Penyitaan dan perampasan aset hasil korupsi masih menghadapi kendala hukum dan teknis. Seyogyanya RUU perampasan aset segera diterbitkan.
Adapun faktor yang menyebabkan penanganan kasus korupsi sering mengalami stagnasi yakni:
a. Kelemahan dalam Pembuktian
Pasal 26A UU Tipikor menyebutkan bahwa perhitungan kerugian negara dapat dilakukan oleh Badan Pemeriksa Keuangan (BPK), tetapi sering terjadi perbedaan interpretasi antara lembaga auditor negara dan APH dalam menentukan nilai kerugian.
Penggunaan alat bukti seperti pemeriksaan ahli, dokumen keuangan, atau rekaman transaksi elektronik kadang tidak cukup untuk menjerat pelaku utama.
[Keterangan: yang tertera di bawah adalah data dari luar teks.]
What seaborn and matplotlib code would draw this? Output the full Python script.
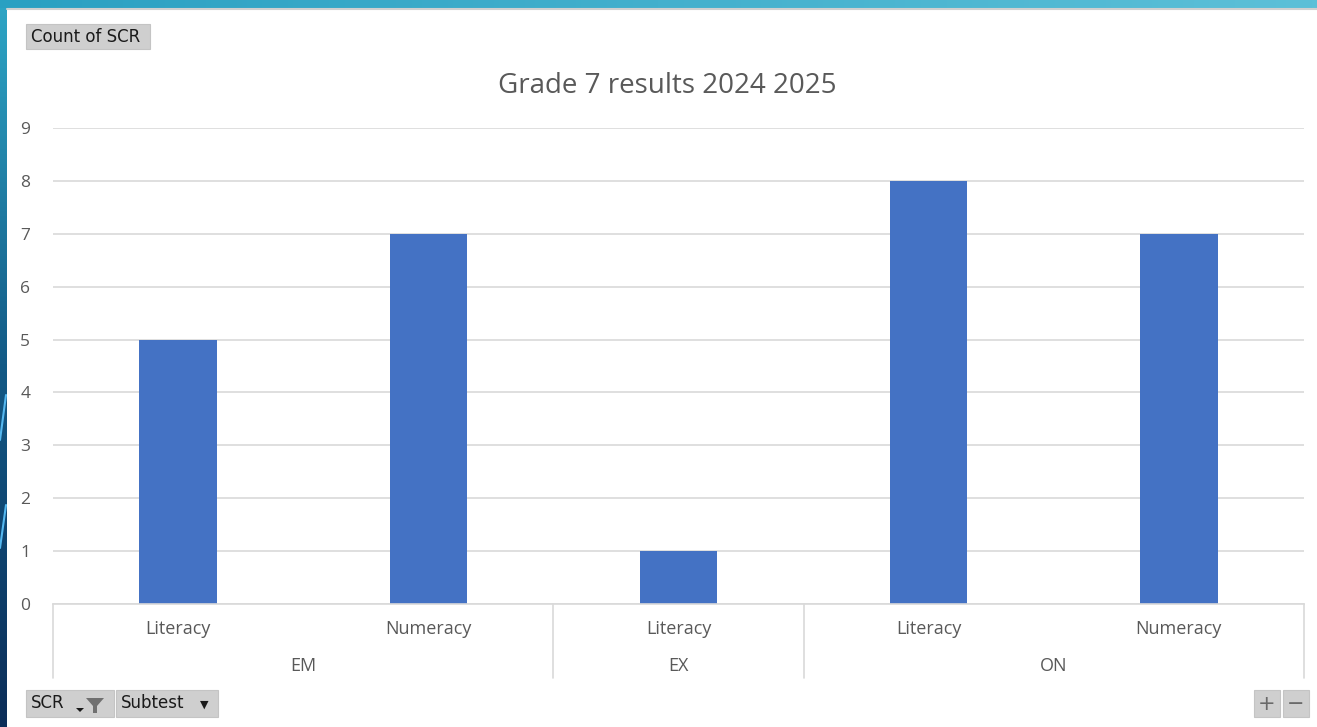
import matplotlib
matplotlib.use("Agg")
import matplotlib.pyplot as plt
import seaborn as sns
import pandas as pd
import numpy as np
from matplotlib.patches import Rectangle, Polygon
from matplotlib.lines import Line2D

# data
groups = ["EM", "EM", "EX", "ON", "ON"]
subtests = ["Literacy", "Numeracy", "Literacy", "Literacy", "Numeracy"]
counts = [5, 7, 1, 8, 7]

sns.set_theme(style="white")
plt.rcParams['font.family'] = ['Open Sans', 'DejaVu Sans']

df = pd.DataFrame({"key": [f"{g} {s}" for g, s in zip(groups, subtests)],
                   "count": counts})

W, H = 1317, 727
fig = plt.figure(figsize=(W / 100, H / 100), dpi=100)
fig.patch.set_facecolor("white")

# slide frame behind the chart
grad = np.linspace(0, 1, 256).reshape(-1, 1)
cmap = matplotlib.colors.LinearSegmentedColormap.from_list("side", ["#2ea6c6", "#135a86", "#0b2d58"])
side = fig.add_axes([0, 0, 7 / W, 1])
side.imshow(grad, aspect="auto", cmap=cmap, extent=[0, 1, 0, 1])
side.axis("off")
top = fig.add_axes([0, 1 - 8 / H, 1, 8 / H])
tcmap = matplotlib.colors.LinearSegmentedColormap.from_list("top", ["#2aa0c2", "#5cc0d8"])
top.imshow(np.linspace(0, 1, 256).reshape(1, -1), aspect="auto", cmap=tcmap, extent=[0, 1, 0, 1])
top.axis("off")
fig.add_artist(Line2D([7 / W, 1], [1 - 9 / H, 1 - 9 / H], color="#d0d0d0", lw=1.5))
for y0, y1 in [(440, 395), (548, 505)]:
    fig.add_artist(Line2D([0, 6 / W], [1 - y0 / H, 1 - y1 / H], color="#55b8f0", lw=1.5))

ax = fig.add_axes([53 / W, 1 - 604 / H, 1251 / W, 476 / H])
sns.barplot(data=df, x="key", y="count", color="#4472C4", saturation=1, width=0.31,
            linewidth=0, ax=ax)

ax.set_ylim(0, 9)
ax.set_xlim(-0.5, len(counts) - 0.5)
ax.set_yticks(range(0, 10))
ax.yaxis.grid(True, color="#d9d9d9", lw=1.2)
ax.set_axisbelow(True)
for s in ["top", "right", "left"]:
    ax.spines[s].set_visible(False)
ax.spines["bottom"].set_color("#d9d9d9")
ax.spines["bottom"].set_linewidth(1.2)
ax.tick_params(axis="y", length=0, pad=20, labelsize=12.5, labelcolor="#595959")
for lab in ax.get_yticklabels():
    lab.set_horizontalalignment("center")
ax.set_xticks([])
ax.set_xlabel("")
ax.set_ylabel("")

# two-level category axis
tr = ax.get_xaxis_transform()
px = 1 / 476
for i, s in enumerate(subtests):
    ax.text(i, -25 * px, s, transform=tr, ha="center", va="center", fontsize=13, color="#595959")
starts = [0]
for i in range(1, len(groups)):
    if groups[i] != groups[i - 1]:
        starts.append(i)
ends = starts[1:] + [len(groups)]
for a, b in zip(starts, ends):
    ax.text((a + b - 1) / 2, -62 * px, groups[a], transform=tr, ha="center", va="center",
            fontsize=13, color="#595959")
for xb in [s - 0.5 for s in starts] + [len(groups) - 0.5]:
    ax.add_line(Line2D([xb, xb], [0, -74 * px], transform=tr, color="#d9d9d9", lw=1.2, clip_on=False))

fig.text(667 / W, 1 - 86 / H, "Grade 7 results 2024 2025", ha="center", va="center",
         fontsize=20, color="#595959")


# pivot field buttons
def button(x0, x1, y0, y1, label, tx=None):
    fig.add_artist(Rectangle((x0 / W, 1 - y1 / H), (x1 - x0) / W, (y1 - y0) / H,
                             facecolor="#cfcfcf", edgecolor="#c4c4c4", lw=0.8))
    if label:
        fig.text((tx if tx else x0 + 5) / W, 1 - (y0 + y1) / 2 / H, label, ha="left", va="center",
                 fontsize=12, color="#1a1a1a", family=["DejaVu Sans"])


button(26, 150, 24, 49, "Count of SCR")
button(26, 114, 690, 717, "SCR")
button(116, 218, 690, 717, "Subtest")
fig.text(204 / W, 1 - 705 / H, "▼", ha="center", va="center", fontsize=8, color="#1a1a1a",
         family="DejaVu Sans")
fig.add_artist(Polygon([[(86) / W, 1 - 698 / H], [(104) / W, 1 - 698 / H], [(97) / W, 1 - 706 / H],
                        [(97) / W, 1 - 713 / H], [(93) / W, 1 - 713 / H], [(93) / W, 1 - 706 / H]],
                       closed=True, facecolor="#707070", edgecolor="none"))
fig.add_artist(Polygon([[(76) / W, 1 - 708 / H], [(84) / W, 1 - 708 / H], [(80) / W, 1 - 712 / H]],
                       closed=True, facecolor="#1a1a1a", edgecolor="none"))
button(1254, 1280, 690, 717, None)
button(1283, 1309, 690, 717, None)
fig.text(1267 / W, 1 - 704 / H, "+", ha="center", va="center", fontsize=15, color="#6a6a6a",
         family="DejaVu Sans")
fig.text(1296 / W, 1 - 704 / H, "−", ha="center", va="center", fontsize=15, color="#6a6a6a",
         family="DejaVu Sans")

fig.savefig("out.png", dpi=100)
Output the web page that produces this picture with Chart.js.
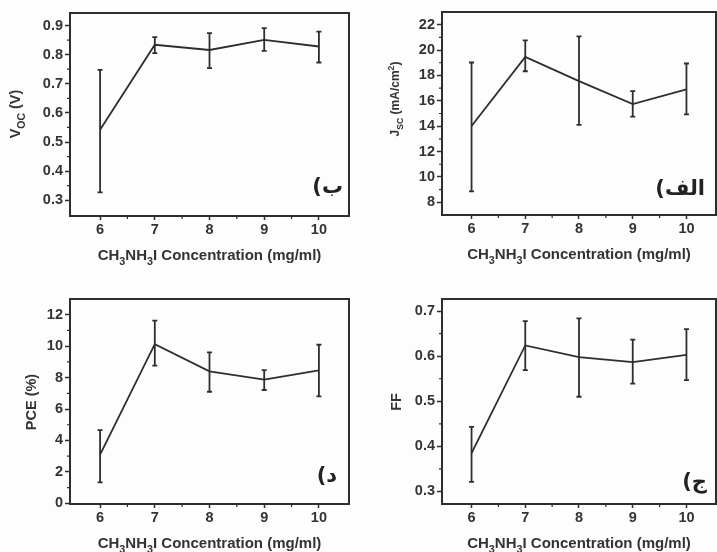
<!DOCTYPE html>
<html>
<head>
<meta charset="utf-8">
<script src="https://cdn.jsdelivr.net/npm/chart.js@4.4.0/dist/chart.umd.min.js"></script>
<style>
  html, body { margin: 0; padding: 0; background: #fdfdfd; }
  #wrap { position: relative; width: 717px; height: 552px; overflow: hidden; }
  canvas { position: absolute; }
</style>
</head>
<body>
<div id="wrap">
  <canvas id="voc" width="358" height="276" style="left:0;top:0"></canvas>
  <canvas id="jsc" width="359" height="276" style="left:358px;top:0"></canvas>
  <canvas id="pce" width="358" height="276" style="left:0;top:276px"></canvas>
  <canvas id="ff" width="359" height="276" style="left:358px;top:276px"></canvas>
</div>
<script>
// concentration of CH3NH3I (mg/ml)
const concentration = [6, 7, 8, 9, 10];
const xTicks = [6, 7, 8, 9, 10];
const xMinor = [6.5, 7.5, 8.5, 9.5];

// Voc (V)
const vocMean = [0.542, 0.834, 0.816, 0.851, 0.828];
const vocLow  = [0.327, 0.805, 0.754, 0.813, 0.773];
const vocHigh = [0.748, 0.860, 0.874, 0.891, 0.879];
const vocTicks = [0.3, 0.4, 0.5, 0.6, 0.7, 0.8, 0.9];
const vocMinor = [0.35, 0.45, 0.55, 0.65, 0.75, 0.85];

// Jsc (mA/cm2)
const jscMean = [14.02, 19.46, 17.55, 15.74, 16.9];
const jscLow  = [8.86, 18.33, 14.1, 14.75, 14.93];
const jscHigh = [19.02, 20.77, 21.08, 16.76, 18.94];
const jscTicks = [8, 10, 12, 14, 16, 18, 20, 22];
const jscMinor = [9, 11, 13, 15, 17, 19, 21];

// PCE (%)
const pceMean = [3.10, 10.13, 8.40, 7.87, 8.46];
const pceLow  = [1.34, 8.76, 7.10, 7.21, 6.81];
const pceHigh = [4.66, 11.62, 9.60, 8.48, 10.09];
const pceTicks = [0, 2, 4, 6, 8, 10, 12];
const pceMinor = [1, 3, 5, 7, 9, 11];

// FF
const ffMean = [0.385, 0.624, 0.598, 0.587, 0.603];
const ffLow  = [0.321, 0.569, 0.510, 0.539, 0.547];
const ffHigh = [0.443, 0.678, 0.684, 0.637, 0.660];
const ffTicks = [0.3, 0.4, 0.5, 0.6, 0.7];
const ffMinor = [0.35, 0.45, 0.55, 0.65];

const ink = '#2e2e2e';
const textColor = '#333333';
const fontFamily = '"Liberation Sans", Arial, sans-serif';
const xTitle = [['CH'], ['3', 'sub'], ['NH'], ['3', 'sub'], ['I Concentration (mg/ml)']];

function drawRich(ctx, parts, cx, cy, size) {
  const fontOf = p => 'bold ' + (p[1] ? size * 0.72 : size) + 'px ' + fontFamily;
  let total = 0;
  parts.forEach(p => { ctx.font = fontOf(p); total += ctx.measureText(p[0]).width; });
  let x = cx - total / 2;
  const base = cy + size * 0.36;
  ctx.textAlign = 'left';
  ctx.textBaseline = 'alphabetic';
  parts.forEach(p => {
    ctx.font = fontOf(p);
    let dy = 0;
    if (p[1] === 'sub') dy = size * 0.32;
    if (p[1] === 'sup') dy = -size * 0.45;
    ctx.fillText(p[0], x, base + dy);
    x += ctx.measureText(p[0]).width;
  });
}

// error bars, minor ticks, frame, axis titles and panel letter
const panelDecor = {
  id: 'panelDecor',
  afterDraw(chart, args, opts) {
    const ctx = chart.ctx;
    const area = chart.chartArea;
    const xs = chart.scales.x, ys = chart.scales.y;
    ctx.save();
    ctx.strokeStyle = ink;
    ctx.fillStyle = textColor;

    // frame top and right
    ctx.lineWidth = 2;
    ctx.beginPath();
    ctx.moveTo(area.left, area.top);
    ctx.lineTo(area.right, area.top);
    ctx.lineTo(area.right, area.bottom);
    ctx.stroke();

    // minor ticks
    ctx.lineWidth = 1.2;
    ctx.beginPath();
    xMinor.forEach(v => {
      const px = xs.getPixelForValue(v);
      ctx.moveTo(px, area.bottom);
      ctx.lineTo(px, area.bottom + 3);
    });
    opts.yMinor.forEach(v => {
      const py = ys.getPixelForValue(v);
      ctx.moveTo(area.left, py);
      ctx.lineTo(area.left - 3, py);
    });
    ctx.stroke();

    // error bars
    ctx.lineWidth = 1.8;
    ctx.beginPath();
    concentration.forEach((c, i) => {
      const px = xs.getPixelForValue(c);
      const lo = ys.getPixelForValue(opts.low[i]);
      const hi = ys.getPixelForValue(opts.high[i]);
      ctx.moveTo(px, lo); ctx.lineTo(px, hi);
      ctx.moveTo(px - 2.5, lo); ctx.lineTo(px + 2.5, lo);
      ctx.moveTo(px - 2.5, hi); ctx.lineTo(px + 2.5, hi);
    });
    ctx.stroke();

    // axis titles
    drawRich(ctx, xTitle, (area.left + area.right) / 2, area.bottom + 39, 15);
    ctx.save();
    ctx.translate(opts.yTitleX, opts.yTitleY);
    ctx.rotate(-Math.PI / 2);
    drawRich(ctx, opts.yTitle, 0, 0, opts.yTitleSize);
    ctx.restore();

    // panel letter
    ctx.font = 'bold 21px "DejaVu Sans", sans-serif';
    ctx.direction = 'rtl';
    ctx.textAlign = 'right';
    ctx.textBaseline = 'middle';
    ctx.fillStyle = '#222';
    ctx.fillText(opts.letter, opts.letterX, opts.letterY);
    ctx.restore();
  }
};

function makePanel(id, cfg) {
  const tickFont = { family: fontFamily, size: 14.5, weight: 'bold' };
  new Chart(document.getElementById(id), {
    type: 'line',
    data: {
      datasets: [{
        data: concentration.map((c, i) => ({ x: c, y: cfg.mean[i] })),
        borderColor: ink,
        borderWidth: 1.8,
        pointRadius: 0,
        tension: 0
      }]
    },
    options: {
      responsive: false,
      animation: false,
      layout: { padding: { top: cfg.padTop, right: cfg.padRight, left: 0, bottom: 0 } },
      plugins: {
        legend: { display: false },
        tooltip: { enabled: false },
        panelDecor: cfg.decor
      },
      scales: {
        x: {
          type: 'linear',
          min: 5.45,
          max: 10.55,
          afterBuildTicks: s => { s.ticks = xTicks.map(v => ({ value: v })); },
          afterFit: s => { s.height = cfg.xAxisH; },
          grid: { drawOnChartArea: false, tickLength: 4, tickColor: ink, tickWidth: 1.5 },
          border: { color: ink, width: 2 },
          ticks: { font: tickFont, color: textColor, padding: 1, maxRotation: 0 }
        },
        y: {
          type: 'linear',
          min: cfg.yMin,
          max: cfg.yMax,
          afterBuildTicks: s => { s.ticks = cfg.yTicks.map(v => ({ value: v })); },
          afterFit: s => { s.width = cfg.yAxisW; },
          grid: { drawOnChartArea: false, tickLength: 5, tickColor: ink, tickWidth: 1.5 },
          border: { color: ink, width: 2 },
          ticks: {
            font: tickFont,
            color: textColor,
            padding: 2,
            callback: v => v.toFixed(cfg.decimals)
          }
        }
      }
    },
    plugins: [panelDecor]
  });
}

makePanel('voc', {
  mean: vocMean, yMin: 0.246, yMax: 0.943, yTicks: vocTicks, decimals: 1,
  padTop: 13, padRight: 9, xAxisH: 60, yAxisW: 70,
  decor: {
    low: vocLow, high: vocHigh, yMinor: vocMinor,
    yTitle: [['V'], ['OC', 'sub'], [' (V)']], yTitleX: 15, yTitleY: 114, yTitleSize: 14.5,
    letter: 'ب)', letterX: 343, letterY: 188
  }
});

makePanel('jsc', {
  mean: jscMean, yMin: 7.0, yMax: 23.0, yTicks: jscTicks, decimals: 0,
  padTop: 12, padRight: 1, xAxisH: 61, yAxisW: 84,
  decor: {
    low: jscLow, high: jscHigh, yMinor: jscMinor,
    yTitle: [['J'], ['SC', 'sub'], [' (mA/cm'], ['2', 'sup'], [')']], yTitleX: 37, yTitleY: 99, yTitleSize: 12,
    letter: 'الف)', letterX: 347, letterY: 190
  }
});

makePanel('pce', {
  mean: pceMean, yMin: -0.04, yMax: 13.0, yTicks: pceTicks, decimals: 0,
  padTop: 23, padRight: 9, xAxisH: 48, yAxisW: 70,
  decor: {
    low: pceLow, high: pceHigh, yMinor: pceMinor,
    yTitle: [['PCE (%)']], yTitleX: 31, yTitleY: 126, yTitleSize: 14.5,
    letter: 'د)', letterX: 337, letterY: 201
  }
});

makePanel('ff', {
  mean: ffMean, yMin: 0.272, yMax: 0.727, yTicks: ffTicks, decimals: 1,
  padTop: 23, padRight: 1, xAxisH: 48, yAxisW: 84,
  decor: {
    low: ffLow, high: ffHigh, yMinor: ffMinor,
    yTitle: [['FF']], yTitleX: 38, yTitleY: 126, yTitleSize: 14.5,
    letter: 'ج)', letterX: 349, letterY: 207
  }
});
</script>
</body>
</html>
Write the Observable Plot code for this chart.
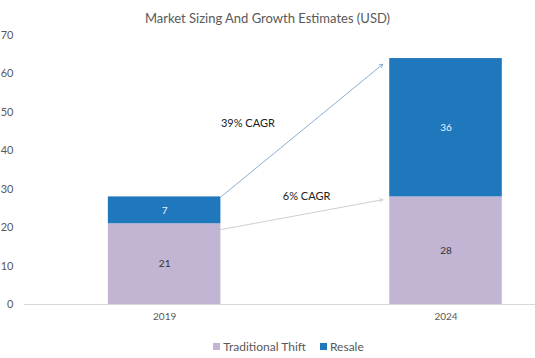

b. Intervensi Politik dan Lemahnya Independensi APH
Pasal 3 UU Tipikor mengatur bahwa penyalahgunaan wewenang yang merugikan negara bisa dikategorikan sebagai korupsi, tetapi dalam praktiknya, pejabat tinggi sering mendapat perlindungan dari kelompok politik atau jaringan kekuasaan yang berkuasa.
Revisi UU KPK pada 2019 juga dianggap telah melemahkan independensi KPK dalam menangani kasus korupsi besar. Penolakan yang dilakukan sejumlah masyarakat tidak ditanggapi oleh pemerintah.
c. Kendala dalam Pemulihan Aset (Asset Recovery)
Pasal 18 UU Tipikor menegaskan bahwa aset hasil korupsi harus disita dan dikembalikan kepada negara, tetapi implementasinya sering menemui hambatan.
Banyak aset yang sudah dialihkan ke pihak ketiga atau disembunyikan di luar negeri, sehingga sulit untuk ditelusuri dan dikembalikan.
Seyogya untuk mempermudah APH bekerja perlu di dukung dengan UU Perampasan Aset.